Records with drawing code
⟨
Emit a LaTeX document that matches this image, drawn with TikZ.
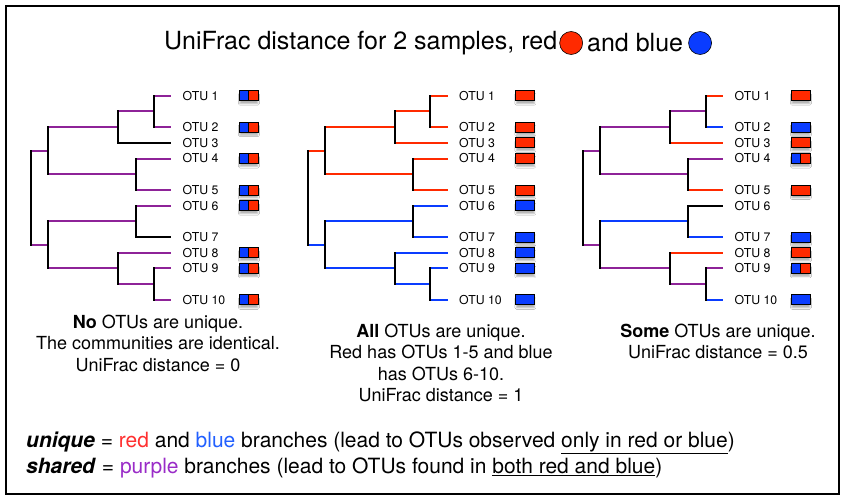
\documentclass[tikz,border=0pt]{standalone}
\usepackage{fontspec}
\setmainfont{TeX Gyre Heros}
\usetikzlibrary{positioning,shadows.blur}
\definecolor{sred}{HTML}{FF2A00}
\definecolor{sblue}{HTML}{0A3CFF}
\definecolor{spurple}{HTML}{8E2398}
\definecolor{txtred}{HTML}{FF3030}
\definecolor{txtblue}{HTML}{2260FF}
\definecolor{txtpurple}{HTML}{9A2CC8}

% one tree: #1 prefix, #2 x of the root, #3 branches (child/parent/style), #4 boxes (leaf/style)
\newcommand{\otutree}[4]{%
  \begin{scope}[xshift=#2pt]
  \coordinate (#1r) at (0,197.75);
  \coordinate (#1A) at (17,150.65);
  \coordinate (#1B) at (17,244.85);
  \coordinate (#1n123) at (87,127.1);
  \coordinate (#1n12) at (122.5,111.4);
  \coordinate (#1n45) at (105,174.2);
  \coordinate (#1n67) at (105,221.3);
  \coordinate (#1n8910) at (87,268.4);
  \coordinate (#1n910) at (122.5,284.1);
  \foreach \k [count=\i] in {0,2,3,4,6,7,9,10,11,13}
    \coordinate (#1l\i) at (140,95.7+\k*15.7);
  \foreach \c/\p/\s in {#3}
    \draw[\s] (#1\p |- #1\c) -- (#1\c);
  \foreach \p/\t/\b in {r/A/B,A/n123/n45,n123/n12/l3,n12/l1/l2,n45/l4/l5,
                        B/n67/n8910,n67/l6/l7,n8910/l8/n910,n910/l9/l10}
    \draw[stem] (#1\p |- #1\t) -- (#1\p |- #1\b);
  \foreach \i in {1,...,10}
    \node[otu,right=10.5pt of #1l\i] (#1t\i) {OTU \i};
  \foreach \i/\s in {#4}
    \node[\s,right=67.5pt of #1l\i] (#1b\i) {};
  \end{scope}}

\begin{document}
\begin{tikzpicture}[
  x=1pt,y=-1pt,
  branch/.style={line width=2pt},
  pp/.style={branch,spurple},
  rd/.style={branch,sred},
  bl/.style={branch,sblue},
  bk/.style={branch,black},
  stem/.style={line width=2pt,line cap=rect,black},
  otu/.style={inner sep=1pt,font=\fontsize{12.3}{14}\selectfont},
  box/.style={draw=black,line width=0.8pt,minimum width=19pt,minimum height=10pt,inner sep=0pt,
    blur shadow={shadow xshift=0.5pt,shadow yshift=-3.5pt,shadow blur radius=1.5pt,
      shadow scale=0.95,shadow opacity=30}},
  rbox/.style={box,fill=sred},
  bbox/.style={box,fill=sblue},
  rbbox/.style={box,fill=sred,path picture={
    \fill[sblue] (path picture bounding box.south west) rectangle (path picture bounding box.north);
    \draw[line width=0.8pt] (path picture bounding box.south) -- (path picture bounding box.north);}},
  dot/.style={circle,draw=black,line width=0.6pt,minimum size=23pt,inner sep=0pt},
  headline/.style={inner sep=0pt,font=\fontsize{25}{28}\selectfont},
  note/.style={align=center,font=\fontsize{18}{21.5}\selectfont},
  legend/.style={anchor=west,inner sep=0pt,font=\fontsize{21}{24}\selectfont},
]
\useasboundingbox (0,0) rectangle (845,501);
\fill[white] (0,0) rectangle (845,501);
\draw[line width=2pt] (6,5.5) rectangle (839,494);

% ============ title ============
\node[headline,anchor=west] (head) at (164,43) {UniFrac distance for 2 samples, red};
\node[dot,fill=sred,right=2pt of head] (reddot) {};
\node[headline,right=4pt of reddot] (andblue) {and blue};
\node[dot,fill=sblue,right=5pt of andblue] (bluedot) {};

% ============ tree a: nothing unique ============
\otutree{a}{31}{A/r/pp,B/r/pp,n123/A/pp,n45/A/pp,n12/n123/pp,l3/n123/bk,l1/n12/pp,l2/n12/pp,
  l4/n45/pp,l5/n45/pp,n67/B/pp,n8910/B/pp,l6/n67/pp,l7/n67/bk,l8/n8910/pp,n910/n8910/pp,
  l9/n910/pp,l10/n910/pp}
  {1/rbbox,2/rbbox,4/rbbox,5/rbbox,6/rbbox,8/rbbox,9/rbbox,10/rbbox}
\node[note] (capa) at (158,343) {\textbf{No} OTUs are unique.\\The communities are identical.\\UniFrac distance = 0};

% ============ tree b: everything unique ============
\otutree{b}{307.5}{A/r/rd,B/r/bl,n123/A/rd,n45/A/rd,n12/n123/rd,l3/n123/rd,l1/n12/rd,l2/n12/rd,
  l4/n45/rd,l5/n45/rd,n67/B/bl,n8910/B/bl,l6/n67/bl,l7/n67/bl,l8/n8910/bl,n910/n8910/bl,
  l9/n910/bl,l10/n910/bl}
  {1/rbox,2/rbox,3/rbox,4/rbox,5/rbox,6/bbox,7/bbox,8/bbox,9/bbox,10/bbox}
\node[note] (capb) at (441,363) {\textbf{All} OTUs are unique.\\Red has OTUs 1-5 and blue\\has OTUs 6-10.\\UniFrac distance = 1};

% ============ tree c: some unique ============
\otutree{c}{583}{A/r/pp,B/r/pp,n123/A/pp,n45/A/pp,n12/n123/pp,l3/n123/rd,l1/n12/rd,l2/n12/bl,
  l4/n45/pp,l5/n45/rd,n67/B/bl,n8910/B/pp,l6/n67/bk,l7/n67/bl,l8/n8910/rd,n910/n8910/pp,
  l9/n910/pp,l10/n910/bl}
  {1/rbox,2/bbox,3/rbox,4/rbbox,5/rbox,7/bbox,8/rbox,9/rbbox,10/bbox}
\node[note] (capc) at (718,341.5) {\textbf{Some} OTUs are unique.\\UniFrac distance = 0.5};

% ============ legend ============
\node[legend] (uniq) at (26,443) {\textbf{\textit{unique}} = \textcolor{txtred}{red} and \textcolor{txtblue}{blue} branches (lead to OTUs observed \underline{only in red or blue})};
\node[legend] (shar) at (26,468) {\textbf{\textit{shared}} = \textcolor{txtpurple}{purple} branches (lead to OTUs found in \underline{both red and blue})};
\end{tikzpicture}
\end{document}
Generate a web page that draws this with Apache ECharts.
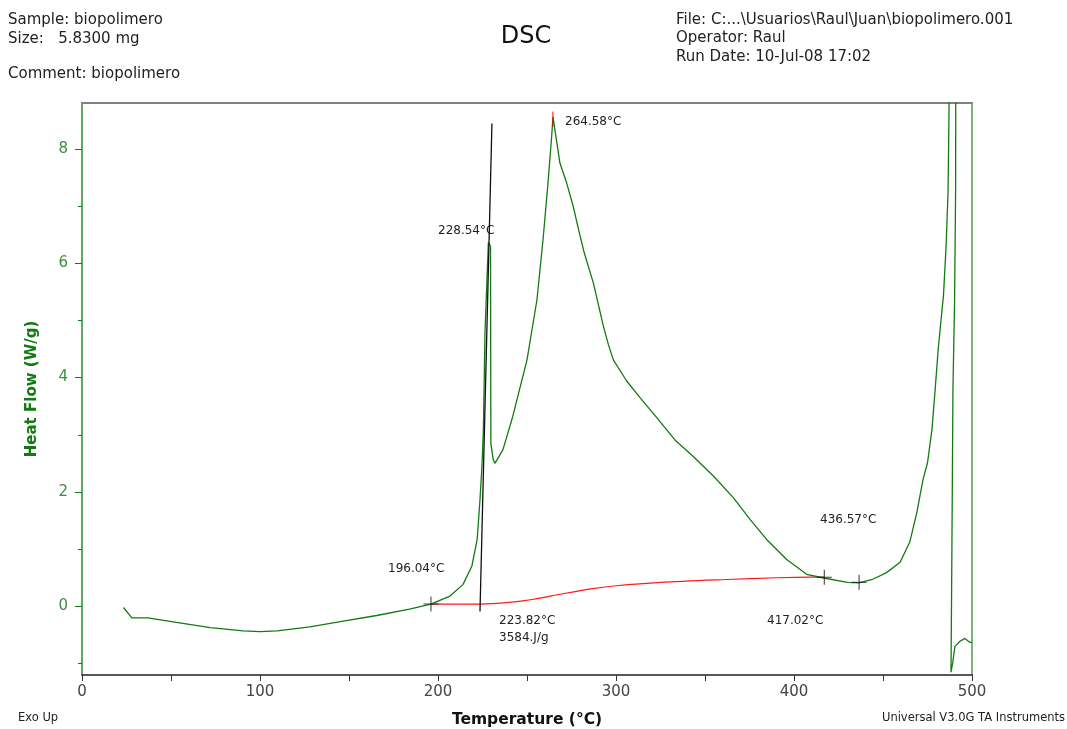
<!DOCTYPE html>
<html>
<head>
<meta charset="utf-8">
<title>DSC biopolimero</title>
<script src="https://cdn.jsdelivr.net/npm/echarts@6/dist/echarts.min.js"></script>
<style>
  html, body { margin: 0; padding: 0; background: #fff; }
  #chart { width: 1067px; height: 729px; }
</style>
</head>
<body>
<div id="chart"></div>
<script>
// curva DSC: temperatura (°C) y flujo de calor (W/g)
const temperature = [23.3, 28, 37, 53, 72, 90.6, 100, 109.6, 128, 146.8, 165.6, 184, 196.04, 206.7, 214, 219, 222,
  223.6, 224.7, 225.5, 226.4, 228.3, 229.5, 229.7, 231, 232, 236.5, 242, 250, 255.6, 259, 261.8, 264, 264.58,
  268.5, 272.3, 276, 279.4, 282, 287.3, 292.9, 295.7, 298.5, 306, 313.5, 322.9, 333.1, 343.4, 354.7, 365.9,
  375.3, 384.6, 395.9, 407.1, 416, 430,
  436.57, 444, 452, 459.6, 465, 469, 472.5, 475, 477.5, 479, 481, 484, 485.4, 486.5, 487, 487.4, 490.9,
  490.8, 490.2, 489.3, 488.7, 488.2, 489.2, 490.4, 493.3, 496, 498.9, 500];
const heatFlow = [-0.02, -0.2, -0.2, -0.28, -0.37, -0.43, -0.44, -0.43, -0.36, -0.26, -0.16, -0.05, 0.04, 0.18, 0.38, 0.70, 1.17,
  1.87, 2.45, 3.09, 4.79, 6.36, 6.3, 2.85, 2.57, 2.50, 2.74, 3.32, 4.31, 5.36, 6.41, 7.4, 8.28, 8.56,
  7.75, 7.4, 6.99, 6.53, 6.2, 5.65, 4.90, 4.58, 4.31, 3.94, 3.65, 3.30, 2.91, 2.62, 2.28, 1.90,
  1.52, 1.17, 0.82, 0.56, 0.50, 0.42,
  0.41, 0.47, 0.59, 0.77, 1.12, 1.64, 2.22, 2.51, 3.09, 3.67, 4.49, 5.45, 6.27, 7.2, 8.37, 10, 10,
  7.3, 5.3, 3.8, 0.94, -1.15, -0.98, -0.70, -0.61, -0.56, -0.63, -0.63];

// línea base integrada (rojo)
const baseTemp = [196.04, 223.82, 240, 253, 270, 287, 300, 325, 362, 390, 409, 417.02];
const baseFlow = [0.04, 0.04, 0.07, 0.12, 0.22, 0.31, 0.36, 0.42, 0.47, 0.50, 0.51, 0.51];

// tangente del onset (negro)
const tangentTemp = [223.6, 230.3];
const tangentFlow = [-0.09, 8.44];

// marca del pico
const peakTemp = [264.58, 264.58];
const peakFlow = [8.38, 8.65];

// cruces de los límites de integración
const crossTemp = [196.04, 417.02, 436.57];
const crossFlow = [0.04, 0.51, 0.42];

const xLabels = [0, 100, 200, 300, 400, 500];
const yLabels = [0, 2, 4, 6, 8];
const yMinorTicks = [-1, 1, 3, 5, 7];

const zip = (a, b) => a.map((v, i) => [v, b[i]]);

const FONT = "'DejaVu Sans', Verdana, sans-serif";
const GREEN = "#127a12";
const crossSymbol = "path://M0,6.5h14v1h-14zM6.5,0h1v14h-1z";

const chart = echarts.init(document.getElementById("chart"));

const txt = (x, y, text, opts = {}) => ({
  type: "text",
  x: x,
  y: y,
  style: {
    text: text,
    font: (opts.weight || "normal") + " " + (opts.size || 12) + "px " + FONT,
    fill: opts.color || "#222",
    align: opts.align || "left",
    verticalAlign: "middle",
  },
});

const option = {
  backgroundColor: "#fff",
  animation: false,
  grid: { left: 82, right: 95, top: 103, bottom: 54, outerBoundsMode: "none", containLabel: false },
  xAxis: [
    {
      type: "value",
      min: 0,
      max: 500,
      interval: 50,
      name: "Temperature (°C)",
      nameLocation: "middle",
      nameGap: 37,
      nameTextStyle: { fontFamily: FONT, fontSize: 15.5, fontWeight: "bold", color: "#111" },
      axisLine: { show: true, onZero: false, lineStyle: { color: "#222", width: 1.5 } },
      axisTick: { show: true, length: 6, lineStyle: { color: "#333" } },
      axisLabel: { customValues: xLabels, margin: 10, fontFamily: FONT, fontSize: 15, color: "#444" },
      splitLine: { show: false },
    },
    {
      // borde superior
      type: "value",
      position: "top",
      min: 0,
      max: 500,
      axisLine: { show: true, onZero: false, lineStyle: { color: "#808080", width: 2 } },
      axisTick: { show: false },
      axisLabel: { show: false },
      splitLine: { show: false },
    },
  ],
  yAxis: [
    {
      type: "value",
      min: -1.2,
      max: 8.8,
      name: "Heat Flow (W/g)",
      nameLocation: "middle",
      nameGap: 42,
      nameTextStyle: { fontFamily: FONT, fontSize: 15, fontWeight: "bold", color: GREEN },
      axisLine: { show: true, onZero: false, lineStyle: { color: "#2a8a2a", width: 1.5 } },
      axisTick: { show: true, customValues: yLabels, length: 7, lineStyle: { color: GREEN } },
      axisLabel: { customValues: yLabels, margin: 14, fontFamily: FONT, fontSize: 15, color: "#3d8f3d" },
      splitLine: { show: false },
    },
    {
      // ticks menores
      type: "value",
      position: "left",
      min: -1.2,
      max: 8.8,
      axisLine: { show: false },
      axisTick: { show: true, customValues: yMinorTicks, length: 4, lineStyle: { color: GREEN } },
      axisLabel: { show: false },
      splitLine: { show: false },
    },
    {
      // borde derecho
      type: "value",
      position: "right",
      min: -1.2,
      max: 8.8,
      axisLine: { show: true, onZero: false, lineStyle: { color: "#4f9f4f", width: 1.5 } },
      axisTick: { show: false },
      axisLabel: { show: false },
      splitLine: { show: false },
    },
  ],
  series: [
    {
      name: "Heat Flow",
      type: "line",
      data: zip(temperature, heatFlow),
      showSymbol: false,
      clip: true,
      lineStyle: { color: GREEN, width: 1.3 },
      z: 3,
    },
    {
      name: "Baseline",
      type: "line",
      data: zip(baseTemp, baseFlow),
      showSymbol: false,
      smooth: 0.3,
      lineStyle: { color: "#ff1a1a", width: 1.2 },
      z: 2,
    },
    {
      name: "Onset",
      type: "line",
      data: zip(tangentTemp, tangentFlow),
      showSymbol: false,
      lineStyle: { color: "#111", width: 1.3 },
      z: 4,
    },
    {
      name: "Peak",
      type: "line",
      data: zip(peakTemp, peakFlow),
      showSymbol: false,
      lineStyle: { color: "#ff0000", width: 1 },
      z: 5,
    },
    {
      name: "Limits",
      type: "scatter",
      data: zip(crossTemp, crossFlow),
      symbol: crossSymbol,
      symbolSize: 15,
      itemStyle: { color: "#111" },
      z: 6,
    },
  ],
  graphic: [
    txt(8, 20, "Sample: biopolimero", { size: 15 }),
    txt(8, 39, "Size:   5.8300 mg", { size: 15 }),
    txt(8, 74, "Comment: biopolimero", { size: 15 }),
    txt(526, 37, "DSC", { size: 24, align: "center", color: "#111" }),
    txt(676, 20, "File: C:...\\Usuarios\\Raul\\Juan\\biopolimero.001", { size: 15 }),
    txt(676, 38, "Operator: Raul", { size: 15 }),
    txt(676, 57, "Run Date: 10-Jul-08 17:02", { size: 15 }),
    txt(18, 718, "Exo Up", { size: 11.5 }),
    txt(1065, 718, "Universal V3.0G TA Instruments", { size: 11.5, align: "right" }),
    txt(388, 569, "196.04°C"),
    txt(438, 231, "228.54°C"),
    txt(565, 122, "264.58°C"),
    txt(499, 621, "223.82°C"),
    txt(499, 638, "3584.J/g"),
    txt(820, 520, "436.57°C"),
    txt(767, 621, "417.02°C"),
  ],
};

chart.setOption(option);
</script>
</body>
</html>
⟩
Your task is to retype exactly the lines from the one containing "Generate a web" through the one containing "-0.56, -0.63, -0.63];", leaving every picture out.

Output for this exercise:
Generate a web page that draws this with Apache ECharts.
<!DOCTYPE html>
<html>
<head>
<meta charset="utf-8">
<title>DSC biopolimero</title>
<script src="https://cdn.jsdelivr.net/npm/echarts@6/dist/echarts.min.js"></script>
<style>
  html, body { margin: 0; padding: 0; background: #fff; }
  #chart { width: 1067px; height: 729px; }
</style>
</head>
<body>
<div id="chart"></div>
<script>
// curva DSC: temperatura (°C) y flujo de calor (W/g)
const temperature = [23.3, 28, 37, 53, 72, 90.6, 100, 109.6, 128, 146.8, 165.6, 184, 196.04, 206.7, 214, 219, 222,
  223.6, 224.7, 225.5, 226.4, 228.3, 229.5, 229.7, 231, 232, 236.5, 242, 250, 255.6, 259, 261.8, 264, 264.58,
  268.5, 272.3, 276, 279.4, 282, 287.3, 292.9, 295.7, 298.5, 306, 313.5, 322.9, 333.1, 343.4, 354.7, 365.9,
  375.3, 384.6, 395.9, 407.1, 416, 430,
  436.57, 444, 452, 459.6, 465, 469, 472.5, 475, 477.5, 479, 481, 484, 485.4, 486.5, 487, 487.4, 490.9,
  490.8, 490.2, 489.3, 488.7, 488.2, 489.2, 490.4, 493.3, 496, 498.9, 500];
const heatFlow = [-0.02, -0.2, -0.2, -0.28, -0.37, -0.43, -0.44, -0.43, -0.36, -0.26, -0.16, -0.05, 0.04, 0.18, 0.38, 0.70, 1.17,
  1.87, 2.45, 3.09, 4.79, 6.36, 6.3, 2.85, 2.57, 2.50, 2.74, 3.32, 4.31, 5.36, 6.41, 7.4, 8.28, 8.56,
  7.75, 7.4, 6.99, 6.53, 6.2, 5.65, 4.90, 4.58, 4.31, 3.94, 3.65, 3.30, 2.91, 2.62, 2.28, 1.90,
  1.52, 1.17, 0.82, 0.56, 0.50, 0.42,
  0.41, 0.47, 0.59, 0.77, 1.12, 1.64, 2.22, 2.51, 3.09, 3.67, 4.49, 5.45, 6.27, 7.2, 8.37, 10, 10,
  7.3, 5.3, 3.8, 0.94, -1.15, -0.98, -0.70, -0.61, -0.56, -0.63, -0.63];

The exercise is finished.